## DIRECTIONS
Exactly reproduce the lines of the listing below from the one containing "Rebuild this diagram" through the one containing "minimum width=137.5pt, minimum". Skip the images.

━━━━━ DATA SUPPLIED ━━━━━

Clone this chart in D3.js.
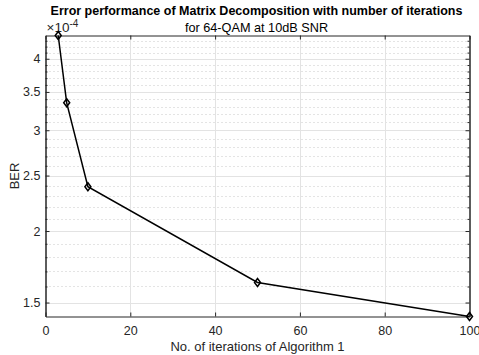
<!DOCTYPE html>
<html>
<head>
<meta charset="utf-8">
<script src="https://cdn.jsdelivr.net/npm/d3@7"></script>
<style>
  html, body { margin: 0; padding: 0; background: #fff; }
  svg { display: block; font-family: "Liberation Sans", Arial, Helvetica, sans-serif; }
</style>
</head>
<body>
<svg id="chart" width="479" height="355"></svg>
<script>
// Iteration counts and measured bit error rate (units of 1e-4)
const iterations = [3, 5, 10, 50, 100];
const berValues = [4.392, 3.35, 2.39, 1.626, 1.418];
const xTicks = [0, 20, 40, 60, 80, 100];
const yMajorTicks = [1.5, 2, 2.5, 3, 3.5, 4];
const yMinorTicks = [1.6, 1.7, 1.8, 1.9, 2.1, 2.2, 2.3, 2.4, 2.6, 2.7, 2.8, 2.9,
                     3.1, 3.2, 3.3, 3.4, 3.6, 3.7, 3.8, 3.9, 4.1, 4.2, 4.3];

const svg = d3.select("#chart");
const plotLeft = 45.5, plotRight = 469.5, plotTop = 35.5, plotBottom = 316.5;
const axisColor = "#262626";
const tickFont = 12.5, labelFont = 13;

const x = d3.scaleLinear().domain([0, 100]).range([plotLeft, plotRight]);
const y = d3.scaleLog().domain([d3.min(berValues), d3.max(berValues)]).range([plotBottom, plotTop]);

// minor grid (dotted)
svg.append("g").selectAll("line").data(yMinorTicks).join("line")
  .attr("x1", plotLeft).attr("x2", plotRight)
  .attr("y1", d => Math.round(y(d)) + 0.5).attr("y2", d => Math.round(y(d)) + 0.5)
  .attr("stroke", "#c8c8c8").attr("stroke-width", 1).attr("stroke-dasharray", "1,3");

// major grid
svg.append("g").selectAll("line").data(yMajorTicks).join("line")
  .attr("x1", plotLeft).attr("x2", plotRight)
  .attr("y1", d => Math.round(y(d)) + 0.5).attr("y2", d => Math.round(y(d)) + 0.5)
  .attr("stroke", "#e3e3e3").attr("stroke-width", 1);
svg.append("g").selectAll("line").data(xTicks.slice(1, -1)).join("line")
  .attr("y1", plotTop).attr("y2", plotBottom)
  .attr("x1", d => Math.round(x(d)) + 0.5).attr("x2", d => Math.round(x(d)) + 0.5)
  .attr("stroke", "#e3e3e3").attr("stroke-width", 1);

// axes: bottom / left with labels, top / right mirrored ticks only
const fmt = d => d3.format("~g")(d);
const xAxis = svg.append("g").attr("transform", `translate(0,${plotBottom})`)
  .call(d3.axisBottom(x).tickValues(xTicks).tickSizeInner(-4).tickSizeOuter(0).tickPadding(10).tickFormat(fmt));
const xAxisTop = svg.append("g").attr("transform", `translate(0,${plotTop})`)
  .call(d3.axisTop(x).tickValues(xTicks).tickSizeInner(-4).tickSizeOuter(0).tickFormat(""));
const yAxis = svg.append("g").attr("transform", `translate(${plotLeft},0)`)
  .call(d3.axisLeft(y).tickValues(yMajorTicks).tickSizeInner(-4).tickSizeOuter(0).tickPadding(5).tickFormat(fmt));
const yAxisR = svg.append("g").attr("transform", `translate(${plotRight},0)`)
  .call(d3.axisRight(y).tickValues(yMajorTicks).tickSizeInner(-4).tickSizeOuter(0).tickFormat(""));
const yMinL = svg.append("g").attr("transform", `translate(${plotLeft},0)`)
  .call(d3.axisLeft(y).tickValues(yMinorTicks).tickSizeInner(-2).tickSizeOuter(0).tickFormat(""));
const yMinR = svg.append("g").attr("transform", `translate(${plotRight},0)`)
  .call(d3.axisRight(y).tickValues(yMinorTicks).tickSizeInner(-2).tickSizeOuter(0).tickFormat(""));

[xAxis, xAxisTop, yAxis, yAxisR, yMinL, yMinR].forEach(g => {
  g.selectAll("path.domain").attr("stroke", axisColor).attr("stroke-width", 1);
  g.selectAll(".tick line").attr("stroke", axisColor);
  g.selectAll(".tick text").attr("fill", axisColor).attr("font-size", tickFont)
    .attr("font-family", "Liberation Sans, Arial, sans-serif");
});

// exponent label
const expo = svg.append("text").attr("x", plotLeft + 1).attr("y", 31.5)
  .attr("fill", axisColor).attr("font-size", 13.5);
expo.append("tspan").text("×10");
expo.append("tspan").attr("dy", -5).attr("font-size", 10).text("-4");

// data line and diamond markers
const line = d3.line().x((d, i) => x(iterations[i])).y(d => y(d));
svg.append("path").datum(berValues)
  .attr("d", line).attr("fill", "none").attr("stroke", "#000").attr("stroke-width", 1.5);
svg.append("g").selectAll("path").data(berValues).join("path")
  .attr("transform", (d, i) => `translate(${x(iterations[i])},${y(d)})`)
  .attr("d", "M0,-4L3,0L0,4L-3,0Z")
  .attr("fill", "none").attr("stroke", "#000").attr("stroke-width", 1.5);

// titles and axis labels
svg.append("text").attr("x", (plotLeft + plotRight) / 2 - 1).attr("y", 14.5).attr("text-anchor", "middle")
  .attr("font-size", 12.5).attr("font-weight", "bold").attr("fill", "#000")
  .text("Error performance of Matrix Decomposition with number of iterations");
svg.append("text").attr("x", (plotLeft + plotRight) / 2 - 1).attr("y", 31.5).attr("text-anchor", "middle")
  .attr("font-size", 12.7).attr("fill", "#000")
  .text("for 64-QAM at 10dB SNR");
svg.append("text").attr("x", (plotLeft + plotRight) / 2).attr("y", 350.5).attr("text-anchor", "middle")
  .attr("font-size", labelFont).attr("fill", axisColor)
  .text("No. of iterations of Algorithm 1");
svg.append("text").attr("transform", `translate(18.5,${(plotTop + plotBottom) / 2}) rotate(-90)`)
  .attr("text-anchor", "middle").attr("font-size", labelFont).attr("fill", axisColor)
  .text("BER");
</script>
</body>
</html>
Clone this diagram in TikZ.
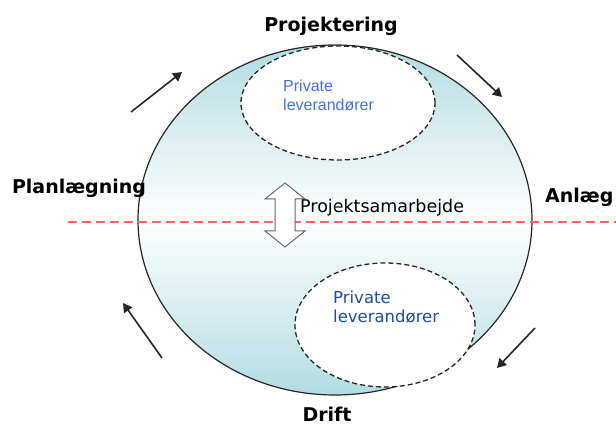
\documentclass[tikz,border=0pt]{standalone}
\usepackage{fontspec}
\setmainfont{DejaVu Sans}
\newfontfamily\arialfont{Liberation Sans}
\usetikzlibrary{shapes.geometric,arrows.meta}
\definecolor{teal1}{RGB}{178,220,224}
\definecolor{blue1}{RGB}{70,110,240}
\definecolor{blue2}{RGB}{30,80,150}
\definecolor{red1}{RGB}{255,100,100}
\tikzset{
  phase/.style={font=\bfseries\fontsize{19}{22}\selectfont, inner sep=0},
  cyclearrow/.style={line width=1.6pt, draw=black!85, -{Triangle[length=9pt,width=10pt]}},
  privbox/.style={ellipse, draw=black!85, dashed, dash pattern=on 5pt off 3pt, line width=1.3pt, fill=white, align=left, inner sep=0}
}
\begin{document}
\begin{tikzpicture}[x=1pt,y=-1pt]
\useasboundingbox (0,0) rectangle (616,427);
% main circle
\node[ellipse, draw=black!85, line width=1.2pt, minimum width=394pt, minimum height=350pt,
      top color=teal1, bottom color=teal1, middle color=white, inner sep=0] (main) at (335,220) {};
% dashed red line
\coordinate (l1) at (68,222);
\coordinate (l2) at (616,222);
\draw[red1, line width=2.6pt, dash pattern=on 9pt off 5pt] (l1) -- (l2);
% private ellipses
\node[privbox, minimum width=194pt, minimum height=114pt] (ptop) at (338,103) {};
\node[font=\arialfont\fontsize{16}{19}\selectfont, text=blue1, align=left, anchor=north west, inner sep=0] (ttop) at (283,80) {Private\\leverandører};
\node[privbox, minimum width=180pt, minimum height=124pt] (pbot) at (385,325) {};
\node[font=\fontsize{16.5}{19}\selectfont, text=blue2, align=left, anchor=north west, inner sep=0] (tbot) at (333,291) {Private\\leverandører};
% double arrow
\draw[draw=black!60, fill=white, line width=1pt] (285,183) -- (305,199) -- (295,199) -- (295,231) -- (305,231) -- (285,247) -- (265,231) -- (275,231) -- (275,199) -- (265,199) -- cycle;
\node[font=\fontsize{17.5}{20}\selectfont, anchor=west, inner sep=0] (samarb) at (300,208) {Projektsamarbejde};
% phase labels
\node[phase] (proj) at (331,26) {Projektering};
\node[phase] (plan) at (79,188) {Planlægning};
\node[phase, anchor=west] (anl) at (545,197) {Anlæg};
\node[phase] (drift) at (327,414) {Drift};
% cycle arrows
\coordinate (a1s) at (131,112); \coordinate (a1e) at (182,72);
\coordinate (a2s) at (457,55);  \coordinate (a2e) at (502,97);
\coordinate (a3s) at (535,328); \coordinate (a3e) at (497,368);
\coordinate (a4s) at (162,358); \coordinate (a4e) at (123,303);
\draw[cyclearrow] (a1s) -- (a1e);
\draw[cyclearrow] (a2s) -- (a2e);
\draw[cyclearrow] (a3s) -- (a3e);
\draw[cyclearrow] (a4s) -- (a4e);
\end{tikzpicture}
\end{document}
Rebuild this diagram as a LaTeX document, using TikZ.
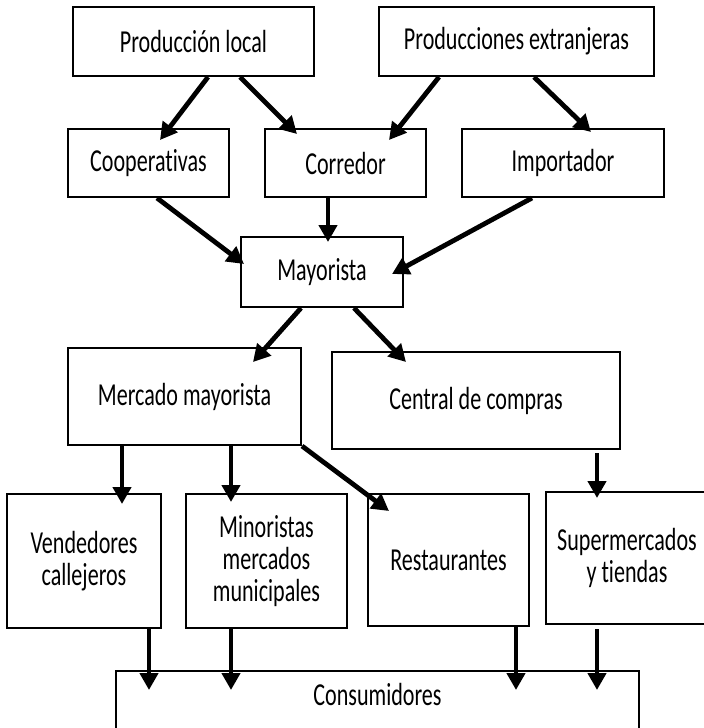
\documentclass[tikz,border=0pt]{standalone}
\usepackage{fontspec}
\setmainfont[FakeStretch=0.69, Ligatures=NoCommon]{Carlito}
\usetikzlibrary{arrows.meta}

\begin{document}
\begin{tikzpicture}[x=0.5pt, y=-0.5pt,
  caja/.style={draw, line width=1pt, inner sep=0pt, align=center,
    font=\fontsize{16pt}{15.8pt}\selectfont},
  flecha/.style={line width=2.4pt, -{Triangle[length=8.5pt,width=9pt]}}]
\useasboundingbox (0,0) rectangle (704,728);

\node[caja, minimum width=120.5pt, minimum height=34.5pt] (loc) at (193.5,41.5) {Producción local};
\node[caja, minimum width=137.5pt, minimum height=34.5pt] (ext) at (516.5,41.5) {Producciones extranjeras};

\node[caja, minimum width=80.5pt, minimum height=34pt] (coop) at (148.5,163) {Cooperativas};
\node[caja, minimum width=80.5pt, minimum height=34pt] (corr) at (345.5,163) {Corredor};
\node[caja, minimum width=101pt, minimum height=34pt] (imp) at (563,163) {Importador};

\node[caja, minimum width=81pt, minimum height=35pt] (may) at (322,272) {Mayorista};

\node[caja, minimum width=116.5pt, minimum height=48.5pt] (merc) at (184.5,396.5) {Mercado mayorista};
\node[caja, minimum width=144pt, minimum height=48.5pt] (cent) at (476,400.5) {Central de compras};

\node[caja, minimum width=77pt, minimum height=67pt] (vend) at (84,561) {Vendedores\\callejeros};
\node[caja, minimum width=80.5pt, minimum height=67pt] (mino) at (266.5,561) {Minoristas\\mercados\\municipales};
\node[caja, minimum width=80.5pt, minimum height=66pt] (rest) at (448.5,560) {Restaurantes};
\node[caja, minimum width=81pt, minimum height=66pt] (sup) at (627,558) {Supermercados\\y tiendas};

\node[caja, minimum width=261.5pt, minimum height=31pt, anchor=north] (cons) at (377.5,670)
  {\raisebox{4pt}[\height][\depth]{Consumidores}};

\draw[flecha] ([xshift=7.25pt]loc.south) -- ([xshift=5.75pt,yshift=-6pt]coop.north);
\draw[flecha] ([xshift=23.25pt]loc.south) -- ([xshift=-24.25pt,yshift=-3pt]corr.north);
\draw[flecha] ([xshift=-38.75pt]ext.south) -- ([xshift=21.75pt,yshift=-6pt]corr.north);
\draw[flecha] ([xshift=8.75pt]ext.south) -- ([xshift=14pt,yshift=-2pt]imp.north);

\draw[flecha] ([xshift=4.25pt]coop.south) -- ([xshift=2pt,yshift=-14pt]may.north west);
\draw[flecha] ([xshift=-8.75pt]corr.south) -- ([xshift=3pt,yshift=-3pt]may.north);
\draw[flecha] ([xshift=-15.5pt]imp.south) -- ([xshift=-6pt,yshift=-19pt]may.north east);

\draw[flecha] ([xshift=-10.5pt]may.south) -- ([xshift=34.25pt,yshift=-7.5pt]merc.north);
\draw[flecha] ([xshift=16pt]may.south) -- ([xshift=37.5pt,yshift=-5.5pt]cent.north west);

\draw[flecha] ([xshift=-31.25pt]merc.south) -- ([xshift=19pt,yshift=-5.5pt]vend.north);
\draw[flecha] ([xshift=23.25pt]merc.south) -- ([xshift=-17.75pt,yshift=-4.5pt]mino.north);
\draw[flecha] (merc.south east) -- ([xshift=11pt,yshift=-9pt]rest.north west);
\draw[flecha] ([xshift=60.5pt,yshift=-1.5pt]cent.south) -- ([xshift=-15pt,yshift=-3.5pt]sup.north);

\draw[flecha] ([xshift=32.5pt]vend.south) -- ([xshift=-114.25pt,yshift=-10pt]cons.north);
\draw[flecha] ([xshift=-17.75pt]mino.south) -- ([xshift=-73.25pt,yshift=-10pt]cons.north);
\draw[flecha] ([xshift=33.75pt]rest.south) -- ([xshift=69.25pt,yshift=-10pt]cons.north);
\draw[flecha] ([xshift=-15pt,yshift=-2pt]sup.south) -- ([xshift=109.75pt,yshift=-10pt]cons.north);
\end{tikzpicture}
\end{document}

━━━━━

## OUTPUT
Rebuild this diagram as a LaTeX document, using TikZ.
\documentclass[tikz,border=0pt]{standalone}
\usepackage{fontspec}
\setmainfont[FakeStretch=0.69, Ligatures=NoCommon]{Carlito}
\usetikzlibrary{arrows.meta}

\begin{document}
\begin{tikzpicture}[x=0.5pt, y=-0.5pt,
  caja/.style={draw, line width=1pt, inner sep=0pt, align=center,
    font=\fontsize{16pt}{15.8pt}\selectfont},
  flecha/.style={line width=2.4pt, -{Triangle[length=8.5pt,width=9pt]}}]
\useasboundingbox (0,0) rectangle (704,728);

\node[caja, minimum width=120.5pt, minimum height=34.5pt] (loc) at (193.5,41.5) {Producción local};
\node[caja, minimum width=137.5pt, minimum height=34.5pt] (ext) at (516.5,41.5) {Producciones extranjeras};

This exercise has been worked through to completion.